O “brexit” e a ameaça de novas tormentas
- Opinión
A saída da Grã Bretanha da União Européia suscita intensos debates acerca das possíveis implicações do fenômeno batizado, em inglês, de brexit.
A “secessão” política, institucional e econômica foi a opção de uma escassa maioria que venceu o referendo com 51,9% dos votos ante os 48,1% que se opunham à idéia. A decisão, por isso, em tese ainda não está totalmente estabelecida, uma vez que circula uma petição pública que angariou mais de 3 milhões pleiteando a realização de um novo referendo.
Segundo divulgado, a proposta de novo pleito observa os requisitos legais e formais, porque proposto por mais de 100 mil signatários para repetir a votação sobre decisão que não alcançou 60% dos votos no referendo de 24 de junho.
O noticiário e as análises prevalentes reproduzem o histrionismo instável do deus-mercado, que se beneficia da surpreendente decisão para realizar fabulosos lucros especulativos.
É evidente que, se consumada a separação, o Reino Unido e a União Européia poderão enfrentar importantes desafios econômicos. Ainda assim, contudo, essas duas unidades econômicas – a britânica e a européia – dificilmente deixarão de exercer, no futuro, a influência na dinâmica do capitalismo mundial em dimensão similar à que exercem hoje.

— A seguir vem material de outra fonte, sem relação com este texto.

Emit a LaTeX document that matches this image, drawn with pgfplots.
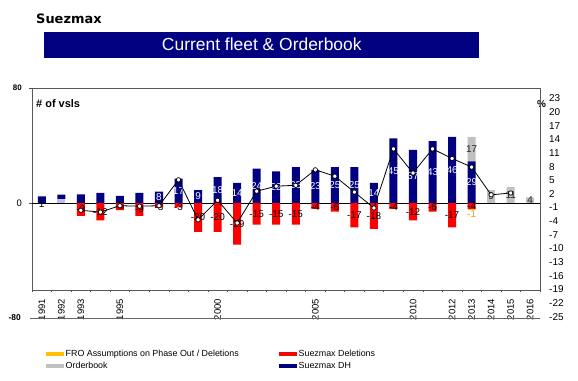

Uma garantia disso é que a Inglaterra preservou sua própria moeda, a Libra. A saída da UE, portanto, não deverá causar fissura no sistema financeiro da gravidade que uma minúscula economia como a grega causaria caso se retirasse da zona do Euro. A Grã Bretanha sai da UE mas, do ponto de vista monetário, segue onde sempre esteve, ou seja, fora do sistema Euro.
Do ponto de vista geopolítico, é difícil predizer quais os efeitos da decisão. É improvável, todavia, que ocorra mudança substantiva do peso de ambas potências no concerto conservador das nações. A Inglaterra seguirá detentora de um dos cinco assentos permanentes no Conselho de Segurança da ONU conquistado no imediato pós-guerra; seguirá sócia fundamental da OTAN, e continuará sendo o principal pilar para o processamento dos interesses dos EUA no velho continente e no mundo inteiro.

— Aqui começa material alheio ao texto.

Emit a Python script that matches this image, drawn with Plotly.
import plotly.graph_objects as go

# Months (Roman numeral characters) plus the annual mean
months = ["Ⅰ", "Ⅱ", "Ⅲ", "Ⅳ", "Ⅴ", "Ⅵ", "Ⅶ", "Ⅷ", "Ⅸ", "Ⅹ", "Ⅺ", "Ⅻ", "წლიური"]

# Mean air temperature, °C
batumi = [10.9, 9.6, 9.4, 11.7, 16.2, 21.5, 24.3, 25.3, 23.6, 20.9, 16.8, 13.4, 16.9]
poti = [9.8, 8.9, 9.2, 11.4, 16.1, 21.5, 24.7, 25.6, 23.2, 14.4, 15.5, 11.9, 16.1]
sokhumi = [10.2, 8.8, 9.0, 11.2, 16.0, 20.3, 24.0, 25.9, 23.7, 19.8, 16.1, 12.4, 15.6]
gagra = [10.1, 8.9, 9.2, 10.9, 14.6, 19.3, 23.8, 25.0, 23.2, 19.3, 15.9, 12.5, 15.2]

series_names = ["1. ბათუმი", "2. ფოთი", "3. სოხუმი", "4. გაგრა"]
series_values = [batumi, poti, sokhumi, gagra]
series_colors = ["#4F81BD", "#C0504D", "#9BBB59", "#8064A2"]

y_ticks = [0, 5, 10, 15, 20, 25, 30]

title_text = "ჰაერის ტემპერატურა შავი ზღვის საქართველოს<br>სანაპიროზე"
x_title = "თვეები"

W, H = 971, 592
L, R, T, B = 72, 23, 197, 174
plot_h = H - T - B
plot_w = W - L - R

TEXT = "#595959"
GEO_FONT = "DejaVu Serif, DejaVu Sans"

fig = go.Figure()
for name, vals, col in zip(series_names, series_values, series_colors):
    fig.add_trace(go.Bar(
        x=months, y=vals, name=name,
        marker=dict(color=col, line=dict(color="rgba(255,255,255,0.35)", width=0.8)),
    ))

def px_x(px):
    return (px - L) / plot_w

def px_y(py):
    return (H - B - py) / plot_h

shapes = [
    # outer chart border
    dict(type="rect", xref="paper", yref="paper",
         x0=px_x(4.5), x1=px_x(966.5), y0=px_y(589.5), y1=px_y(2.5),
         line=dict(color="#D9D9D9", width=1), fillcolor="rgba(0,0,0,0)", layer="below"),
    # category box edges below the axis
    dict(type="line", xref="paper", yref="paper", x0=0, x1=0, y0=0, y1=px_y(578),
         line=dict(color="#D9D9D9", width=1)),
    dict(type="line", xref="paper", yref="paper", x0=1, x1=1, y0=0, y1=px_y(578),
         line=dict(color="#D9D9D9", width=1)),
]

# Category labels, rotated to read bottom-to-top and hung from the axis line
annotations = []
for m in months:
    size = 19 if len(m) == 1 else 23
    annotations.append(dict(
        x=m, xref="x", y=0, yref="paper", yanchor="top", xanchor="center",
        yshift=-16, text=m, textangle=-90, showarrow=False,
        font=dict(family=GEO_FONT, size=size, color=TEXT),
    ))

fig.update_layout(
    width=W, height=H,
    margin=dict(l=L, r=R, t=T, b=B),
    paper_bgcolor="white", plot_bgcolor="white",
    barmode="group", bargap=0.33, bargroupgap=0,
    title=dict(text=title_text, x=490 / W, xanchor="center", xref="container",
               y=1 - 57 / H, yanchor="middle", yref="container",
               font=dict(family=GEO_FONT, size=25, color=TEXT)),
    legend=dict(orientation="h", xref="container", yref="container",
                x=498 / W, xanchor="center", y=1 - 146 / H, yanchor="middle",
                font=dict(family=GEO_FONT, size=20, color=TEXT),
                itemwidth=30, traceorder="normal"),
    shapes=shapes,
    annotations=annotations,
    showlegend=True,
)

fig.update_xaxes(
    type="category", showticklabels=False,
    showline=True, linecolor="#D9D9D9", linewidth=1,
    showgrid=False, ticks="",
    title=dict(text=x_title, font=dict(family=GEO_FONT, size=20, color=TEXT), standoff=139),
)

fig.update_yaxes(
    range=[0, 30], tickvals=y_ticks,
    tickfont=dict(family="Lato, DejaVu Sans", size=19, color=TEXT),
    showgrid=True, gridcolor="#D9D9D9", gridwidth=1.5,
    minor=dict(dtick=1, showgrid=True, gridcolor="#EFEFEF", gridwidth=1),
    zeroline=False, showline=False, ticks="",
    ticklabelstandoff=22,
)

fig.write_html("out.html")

O mais dramático da decisão, porém, é que ela estabelece um perigoso antecedente que tendencialmente poderá fortalecer a posição de líderes ultranacionalistas e reacionários de vários países. O “brexit” ocorre neste momento de crise profunda e prolongada do capitalismo, que encoraja políticas e comportamentos xenófobos, racistas, ultranacionalistas e de intolerância religiosa. Não se pode esquecer que a grande depressão dos anos 1920/1930 teve como desfecho a segunda guerra mundial.

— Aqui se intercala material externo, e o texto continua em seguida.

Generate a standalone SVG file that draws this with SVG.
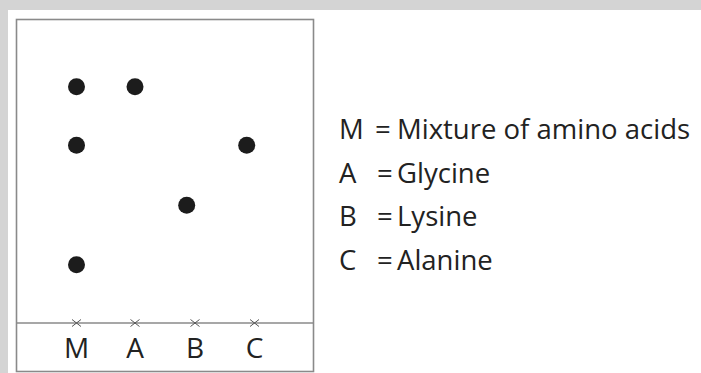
<svg xmlns="http://www.w3.org/2000/svg" width="701" height="373" viewBox="0 0 701 373">
  <style>
    .frame { fill: none; stroke: #8a8a8a; stroke-width: 1.6; }
    .spot { fill: #1c1c1c; }
    .mark { stroke: #555; stroke-width: 1; fill: none; }
    .lane { font-family: "Open Sans", "Noto Sans", sans-serif; font-size: 28px; fill: #222; text-anchor: middle; }
    .key { font-family: "Open Sans", "Noto Sans", sans-serif; font-size: 27.5px; fill: #222; }
  </style>
  <defs>
    <path id="x" class="mark" d="M-4.5,-3.5 L4.5,3.5 M-4.5,3.5 L4.5,-3.5"/>
  </defs>

  <!-- page background with grey edge -->
  <rect x="0" y="0" width="701" height="373" fill="#d4d4d4"/>
  <rect x="8" y="10" width="693" height="363" fill="#ffffff"/>

  <!-- chromatography paper -->
  <g id="paper">
    <rect class="frame" x="16.5" y="19.5" width="297" height="352"/>
    <line class="frame" x1="16.5" y1="323" x2="313.5" y2="323"/>
  </g>

  <!-- origin marks -->
  <g id="origin">
    <use href="#x" x="76.5" y="323"/>
    <use href="#x" x="135" y="323"/>
    <use href="#x" x="195" y="323"/>
    <use href="#x" x="254.5" y="323"/>
  </g>

  <!-- lane labels -->
  <g id="lanes">
    <text class="lane" x="76.5" y="358">M</text>
    <text class="lane" x="135" y="358">A</text>
    <text class="lane" x="195" y="358">B</text>
    <text class="lane" x="254.5" y="358">C</text>
  </g>

  <!-- developed spots -->
  <g id="spots">
    <circle class="spot" cx="76.5" cy="86.7" r="8.5"/>
    <circle class="spot" cx="76.5" cy="145.3" r="8.5"/>
    <circle class="spot" cx="76.5" cy="264.7" r="8.5"/>
    <circle class="spot" cx="135" cy="86.7" r="8.5"/>
    <circle class="spot" cx="186.7" cy="205.3" r="8.5"/>
    <circle class="spot" cx="246.7" cy="145.3" r="8.5"/>
  </g>

  <!-- key -->
  <g id="key">
    <text class="key" y="139"><tspan x="339">M</tspan><tspan x="375">=</tspan><tspan x="397">Mixture of amino acids</tspan></text>
    <text class="key" y="182.5"><tspan x="339">A</tspan><tspan x="377">=</tspan><tspan x="397">Glycine</tspan></text>
    <text class="key" y="226"><tspan x="339">B</tspan><tspan x="377">=</tspan><tspan x="397">Lysine</tspan></text>
    <text class="key" y="269.5"><tspan x="339">C</tspan><tspan x="377">=</tspan><tspan x="397">Alanine</tspan></text>
  </g>
</svg>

A União Européia é uma conquista civilizatória da humanidade. Aquele continente, que moldou a feição bárbara e predadora que fundou o capitalismo contemporâneo, quando desunido e fragmentado, promoveu as maiores atrocidades contra os países do resto do mundo e contra toda a humanidade – por isso sua União é um imperativo para a civilização humana contra a barbárie.
O nazismo, o fascismo, o imperialismo, o holocausto, a tirania, a monarquia têm genética essencialmente européia. Uma Europa unida e íntegra é sempre mais alentador que uma Europa fragmentada e dividida, porque a unidade daquele continente condiciona a paz e a estabilidade no mundo.
Quando nacionalismos xenófobos e racistas ganharam maioria política e social, a Europa conduziu o mundo ao abismo de guerras que se tornaram mundiais, condenou a humanidade ao holocausto e abrigou as piores tragédias da experiência humana em milhares de anos.
A Escócia é uma luz importante, porém marginal nesta Europa em crise de destino: a liderança escocesa quer que o parlamento discuta a realização de plebiscito para decidir se abandona o Reino Unido para continuar na UE, num claro sinal de escolha de pertencimento antes à cidadania européia que à City londrina.
É um sinal de sensatez num continente marcado pela insensatez, mas parece estar longe de ser a tendência dominante – infelizmente o “brexit” traz consigo a ameaça de novas tormentas para o nosso já conturbado mundo.